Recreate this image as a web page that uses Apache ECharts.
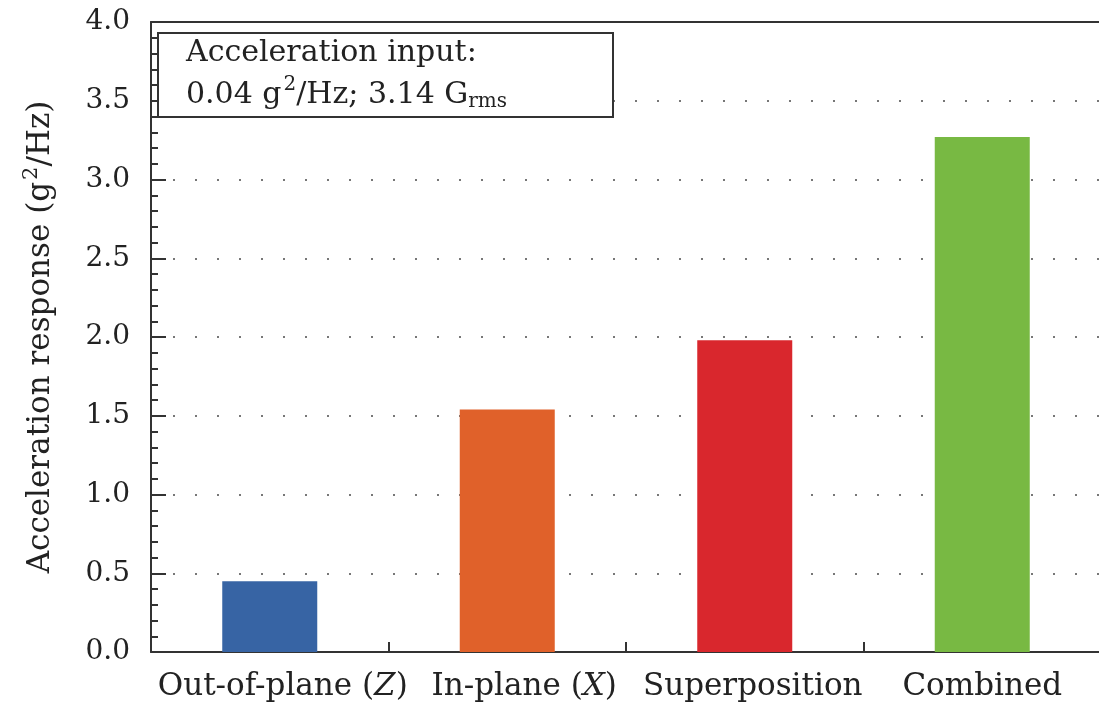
<!DOCTYPE html>
<html>
<head>
<meta charset="utf-8">
<script src="https://cdn.jsdelivr.net/npm/echarts@6/dist/echarts.min.js"></script>
<style>html,body{margin:0;padding:0;background:#fff;}#c{width:1099px;height:713px;}</style>
</head>
<body>
<div id="c"></div>
<script>
const categories = ['Out-of-plane (Z)', 'In-plane (X)', 'Superposition', 'Combined'];
const values = [0.45, 1.54, 1.98, 3.27];
const barColors = ['#3764a4', '#e0612a', '#d9272d', '#78b943'];
const yTicks = [0, 0.5, 1.0, 1.5, 2.0, 2.5, 3.0, 3.5, 4.0];

const FONT = '"DejaVu Serif", "Liberation Serif", serif';
const TXT = '#222';
// small horizontal nudges of the category labels (px), as in the reference
const labelShift = [13, 17, 8, 0];

const chart = echarts.init(document.getElementById('c'));
const catRich = {
  a: { fontFamily: FONT, fontSize: 31, color: TXT },
  i: { fontFamily: FONT, fontSize: 31, color: TXT, fontStyle: 'italic' }
};
function catFmt(v) {
  const m = v.match(/^(.*\()([A-Z])(\))$/);
  if (m) return '{a|' + m[1] + '}{i|' + m[2] + '}{a|' + m[3] + '}';
  return '{a|' + v + '}';
}
const catData = categories.map((c, i) => ({
  value: c,
  textStyle: { padding: [0, 0, 0, labelShift[i] * 2] }
}));
chart.setOption({
  animation: false,
  backgroundColor: '#fff',
  title: {
    left: 158, top: 27,
    text: '{t|Acceleration input:}\n{t|0.04 g}{sup|2}{t|/Hz; 3.14 G}{sub|rms}',
    padding: [5, 106, 2, 28],
    borderColor: '#333', borderWidth: 2, backgroundColor: '#fff',
    textStyle: {
      fontWeight: 'normal',
      rich: {
        t: { fontFamily: FONT, fontSize: 30, fontWeight: 'normal', color: TXT, lineHeight: 42 },
        sup: { fontFamily: FONT, fontSize: 20, fontWeight: 'normal', color: TXT, padding: [0, 0, 20, 2], lineHeight: 42 },
        sub: { fontFamily: FONT, fontSize: 20, fontWeight: 'normal', color: TXT, padding: [14, 0, 0, 0], lineHeight: 42 }
      }
    },
    z: 10
  },
  grid: { left: 151, right: -2, top: 22, bottom: 61, containLabel: false, outerBoundsMode: 'none' },
  xAxis: [{
    type: 'category', data: catData,
    axisLine: { show: true, lineStyle: { color: '#333', width: 2 } },
    axisTick: { show: true, inside: true, length: 10, lineStyle: { color: '#333', width: 2 } },
    axisLabel: { formatter: catFmt, rich: catRich, margin: 19 }
  }, {
    type: 'category', data: categories, position: 'top',
    axisLine: { show: true, lineStyle: { color: '#333', width: 2 } },
    axisTick: { show: false }, axisLabel: { show: false }
  }],
  yAxis: {
    type: 'value', min: yTicks[0], max: yTicks[yTicks.length - 1], interval: 0.5,
    name: '{n|Acceleration response (g}{sup|2}{n|/Hz)}',
    nameLocation: 'middle', nameGap: 91, nameRotate: 90,
    nameTextStyle: {
      rich: {
        n: { fontFamily: FONT, fontSize: 31, color: TXT },
        sup: { fontFamily: FONT, fontSize: 21, color: TXT, padding: [0, 0, 18, 2] }
      }
    },
    axisLine: { show: true, lineStyle: { color: '#333', width: 2 } },
    axisTick: { show: true, inside: true, length: 15, lineStyle: { color: '#333', width: 2 } },
    minorTick: { show: true, splitNumber: 5, length: 7, lineStyle: { color: '#333', width: 2 } },
    axisLabel: { fontFamily: FONT, fontSize: 28, color: TXT, margin: 21, formatter: v => v.toFixed(1) },
    splitLine: { show: true, lineStyle: { color: '#777', width: 2, type: [2, 20] } }
  },
  series: [{
    type: 'bar', barWidth: 95,
    data: values.map((v, i) => ({ value: v, itemStyle: { color: barColors[i] } }))
  }]
});
</script>
</body>
</html>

+++++

◆ **Exercise description**
Transcribe the whole listing, character for character, but not its images.

◆ **Solved exercise**
Recreate this image as a web page that uses Apache ECharts.
<!DOCTYPE html>
<html>
<head>
<meta charset="utf-8">
<script src="https://cdn.jsdelivr.net/npm/echarts@6/dist/echarts.min.js"></script>
<style>html,body{margin:0;padding:0;background:#fff;}#c{width:1099px;height:713px;}</style>
</head>
<body>
<div id="c"></div>
<script>
const categories = ['Out-of-plane (Z)', 'In-plane (X)', 'Superposition', 'Combined'];
const values = [0.45, 1.54, 1.98, 3.27];
const barColors = ['#3764a4', '#e0612a', '#d9272d', '#78b943'];
const yTicks = [0, 0.5, 1.0, 1.5, 2.0, 2.5, 3.0, 3.5, 4.0];

const FONT = '"DejaVu Serif", "Liberation Serif", serif';
const TXT = '#222';
// small horizontal nudges of the category labels (px), as in the reference
const labelShift = [13, 17, 8, 0];

const chart = echarts.init(document.getElementById('c'));
const catRich = {
  a: { fontFamily: FONT, fontSize: 31, color: TXT },
  i: { fontFamily: FONT, fontSize: 31, color: TXT, fontStyle: 'italic' }
};
function catFmt(v) {
  const m = v.match(/^(.*\()([A-Z])(\))$/);
  if (m) return '{a|' + m[1] + '}{i|' + m[2] + '}{a|' + m[3] + '}';
  return '{a|' + v + '}';
}
const catData = categories.map((c, i) => ({
  value: c,
  textStyle: { padding: [0, 0, 0, labelShift[i] * 2] }
}));
chart.setOption({
  animation: false,
  backgroundColor: '#fff',
  title: {
    left: 158, top: 27,
    text: '{t|Acceleration input:}\n{t|0.04 g}{sup|2}{t|/Hz; 3.14 G}{sub|rms}',
    padding: [5, 106, 2, 28],
    borderColor: '#333', borderWidth: 2, backgroundColor: '#fff',
    textStyle: {
      fontWeight: 'normal',
      rich: {
        t: { fontFamily: FONT, fontSize: 30, fontWeight: 'normal', color: TXT, lineHeight: 42 },
        sup: { fontFamily: FONT, fontSize: 20, fontWeight: 'normal', color: TXT, padding: [0, 0, 20, 2], lineHeight: 42 },
        sub: { fontFamily: FONT, fontSize: 20, fontWeight: 'normal', color: TXT, padding: [14, 0, 0, 0], lineHeight: 42 }
      }
    },
    z: 10
  },
  grid: { left: 151, right: -2, top: 22, bottom: 61, containLabel: false, outerBoundsMode: 'none' },
  xAxis: [{
    type: 'category', data: catData,
    axisLine: { show: true, lineStyle: { color: '#333', width: 2 } },
    axisTick: { show: true, inside: true, length: 10, lineStyle: { color: '#333', width: 2 } },
    axisLabel: { formatter: catFmt, rich: catRich, margin: 19 }
  }, {
    type: 'category', data: categories, position: 'top',
    axisLine: { show: true, lineStyle: { color: '#333', width: 2 } },
    axisTick: { show: false }, axisLabel: { show: false }
  }],
  yAxis: {
    type: 'value', min: yTicks[0], max: yTicks[yTicks.length - 1], interval: 0.5,
    name: '{n|Acceleration response (g}{sup|2}{n|/Hz)}',
    nameLocation: 'middle', nameGap: 91, nameRotate: 90,
    nameTextStyle: {
      rich: {
        n: { fontFamily: FONT, fontSize: 31, color: TXT },
        sup: { fontFamily: FONT, fontSize: 21, color: TXT, padding: [0, 0, 18, 2] }
      }
    },
    axisLine: { show: true, lineStyle: { color: '#333', width: 2 } },
    axisTick: { show: true, inside: true, length: 15, lineStyle: { color: '#333', width: 2 } },
    minorTick: { show: true, splitNumber: 5, length: 7, lineStyle: { color: '#333', width: 2 } },
    axisLabel: { fontFamily: FONT, fontSize: 28, color: TXT, margin: 21, formatter: v => v.toFixed(1) },
    splitLine: { show: true, lineStyle: { color: '#777', width: 2, type: [2, 20] } }
  },
  series: [{
    type: 'bar', barWidth: 95,
    data: values.map((v, i) => ({ value: v, itemStyle: { color: barColors[i] } }))
  }]
});
</script>
</body>
</html>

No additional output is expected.